The European Commission, which drew up the strategy, says it is designed to prevent the pace of enlargement slipping if some EU countries start dragging their feet over negotiations in sensitive areas. Commission officials have desrcibed the timetable as a "safety net" rather than a "strait jacket", meaning that talks in some areas could begin sooner than envisaged if circumstances allowed but could not start any later, even if some member states favoured a slower approach.

Madrid has already warned it will face problems in brokering an agreement on regional aid during its presidency because of the political importance of structural fund money in Spain.

But the Swedes' chances of launching talks on subjects such as farm subsidies and regional policy will depend on whether applicant countries can provide enough detailed information to allow existing member states to agree their negotiating stance and the Commission to draft a formal position in time.

Even without adding new topics to the agenda, Sweden faces a tough challenge to settle differences between EU countries on the rights of citizens from applicant countries to work where they please in the Union.

German Chancellor Gerhard Schröder called last month for a seven-year delay after accession before full free-movement rights are granted. Berlin is keen for an early provisional agreement on this subject to prevent right-wing politicians exploiting fears about enlargement in Germany's 2002 national elections.
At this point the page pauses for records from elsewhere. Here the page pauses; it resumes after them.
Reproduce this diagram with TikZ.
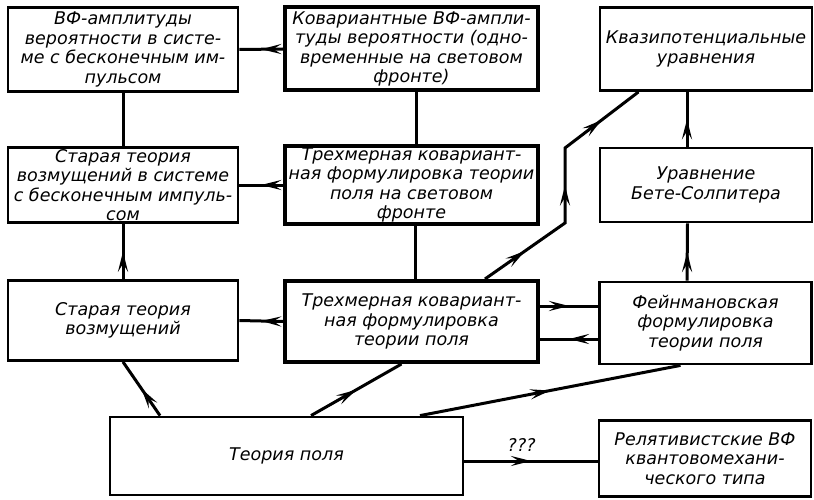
\documentclass[tikz,border=0pt]{standalone}
\usepackage{fontspec}
\newfontfamily\rotulo{DejaVu Sans}
\usetikzlibrary{arrows.meta,decorations.markings}

\tikzset{
  caja/.style={draw, line width=2.8pt, inner sep=2pt, align=center,
    font=\rotulo\itshape\fontsize{17.5}{19.5}\selectfont},
  cajagruesa/.style={caja, line width=4pt},
  linea/.style={line width=3pt},
  flecha/.style={linea, postaction={decorate},
    decoration={markings, mark=at position 0.5 with {\arrow{Stealth[length=20pt,width=10pt,inset=8pt]}}}},
}

\begin{document}
\begin{tikzpicture}[x=1pt,y=-1pt]

    \useasboundingbox (0,0) rectangle (814,500);

    % fila superior
    \node[caja, minimum width=230, minimum height=84] (vfampl) at (123,49.5)
        {ВФ-амплитуды\\вероятности в систе-\\ме с бесконечным им-\\пульсом};
    \node[cajagruesa, minimum width=253, minimum height=83] (kovampl) at (411.5,49)
        {Ковариантные ВФ-ампли-\\туды вероятности (одно-\\временные на световом\\фронте)};
    \node[caja, minimum width=212, minimum height=83] (kvazipot) at (706,49)
        {Квазипотенциальные\\уравнения};

    % segunda fila
    \node[caja, minimum width=230, minimum height=74] (starayaimp) at (123,185)
        {Старая теория\\возмущений в системе\\с бесконечным импуль-\\сом};
    \node[cajagruesa, minimum width=253, minimum height=74] (trehsvet) at (411.5,185)
        {Трехмерная ковариант-\\ная формулировка теории\\поля на световом\\фронте};
    \node[caja, minimum width=212, minimum height=74] (bete) at (706,185)
        {Уравнение\\Бете-Солпитера};

    % tercera fila
    \node[caja, minimum width=230, minimum height=80] (staraya) at (123,320.5)
        {Старая теория\\возмущений};
    \node[cajagruesa, minimum width=253, minimum height=81] (trehmer) at (411.5,321.5)
        {Трехмерная ковариант-\\ная формулировка\\теории поля};
    \node[caja, minimum width=212, minimum height=82] (feynman) at (705.5,323)
        {Фейнмановская\\формулировка\\теории поля};

    % fila inferior
    \node[caja, minimum width=353, minimum height=78] (teoriya) at (286.5,456)
        {Теория поля};
    \node[caja, minimum width=212, minimum height=76] (relyativ) at (705,458.5)
        {Релятивистские ВФ\\квантовомехани-\\ческого типа};

    % lineas sin flecha
    \draw[linea] (vfampl.south) -- (starayaimp.north);
    \draw[linea] ([xshift=5]kovampl.south) -- ([xshift=5]trehsvet.north);
    \draw[linea] ([xshift=3.5]trehsvet.south) -- ([xshift=3.5]trehmer.north);

    % flechas horizontales
    \draw[flecha] (kovampl.west) -- (vfampl.east);
    \draw[flecha] (trehsvet.west) -- (starayaimp.east);
    \draw[flecha] (trehmer.west) -- (staraya.east);
    \draw[flecha] ([yshift=15.5]trehmer.east) -- ([yshift=15.5]trehmer.east -| feynman.west);
    \draw[flecha] ([yshift=-16]feynman.west) -- ([yshift=-16]feynman.west -| trehmer.east);
    \draw[flecha] ([yshift=-2.5]relyativ.west -| teoriya.east) -- node[pos=0.43, above=5pt, font=\rotulo\itshape\fontsize{17.5}{19.5}\selectfont] {???} ([yshift=-2.5]relyativ.west);

    % flechas verticales
    \draw[flecha] (staraya.north) -- (starayaimp.south);
    \draw[flecha] ([xshift=-19]bete.north) -- ([xshift=-19]kvazipot.south);
    \draw[flecha] ([xshift=-18.5]feynman.north) -- ([xshift=-18.5]bete.south);

    % desde teoria de campo
    \draw[flecha] ([xshift=-126.5]teoriya.north) -- (staraya.south);
    \draw[flecha] ([xshift=24.5]teoriya.north) -- ([xshift=-10]trehmer.south);
    \draw[flecha] ([xshift=133.5]teoriya.north) -- ([xshift=-25]feynman.south);

    % camino a cuasipotencial
    \coordinate (trehmerarr) at ([xshift=73.5]trehmer.north);
    \coordinate (kvazipotab) at ([xshift=-67.5]kvazipot.south);
    \coordinate (codo1) at (565,223);
    \coordinate (codo2) at (565,148);
    \draw[linea] (trehmerarr) -- (codo1) -- (codo2) -- (kvazipotab);
    \path[flecha] (trehmerarr) -- (codo1);
    \path[flecha] (codo1) -- (codo2);
    \path[flecha] (codo2) -- (kvazipotab);

\end{tikzpicture}
\end{document}
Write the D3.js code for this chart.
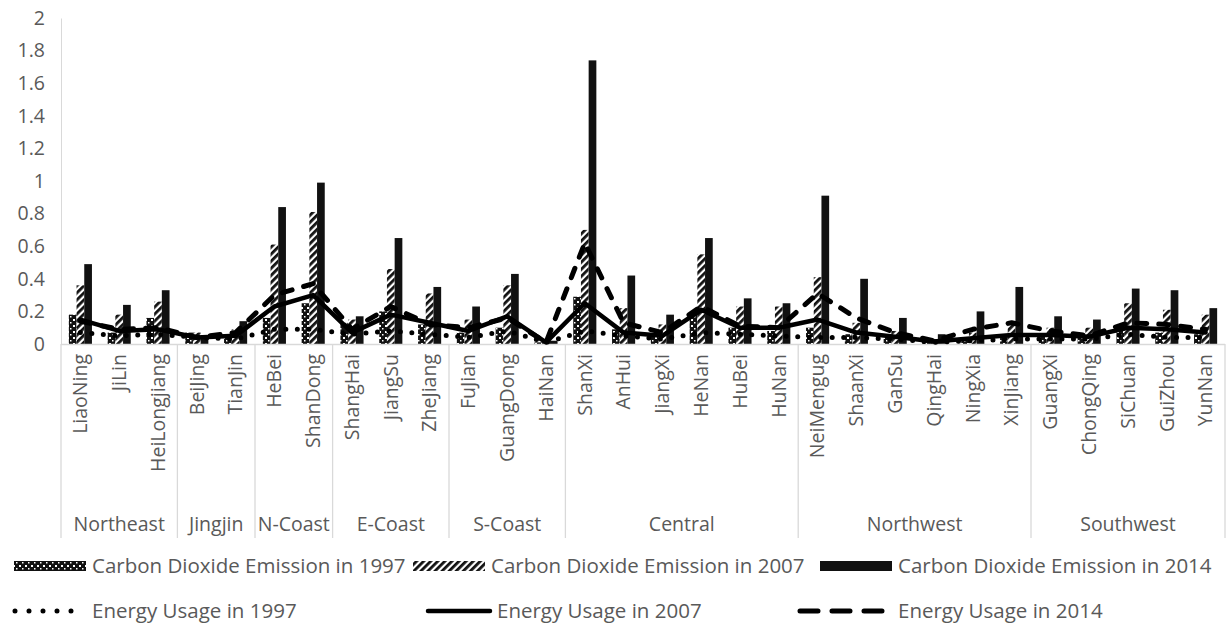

Stockholm has promised that it will start talks on all areas except the EU institutions by the end of its presidency. Slovenian diplomats said this week it was likely that negotiations could be closed in less controversial areas such as culture and transport during the Swedish presidency. But they expressed doubts that major progress could be made on difficult issues such as justice and home affairs and regional policy. "It is not realistic to think we can close these chapters in the first half of this year," said one.

The Swedish Presidency plans to speed up the pace of negotiations with applicants for Union membership by tackling some of the most difficult subjects six to 12 months ahead of schedule.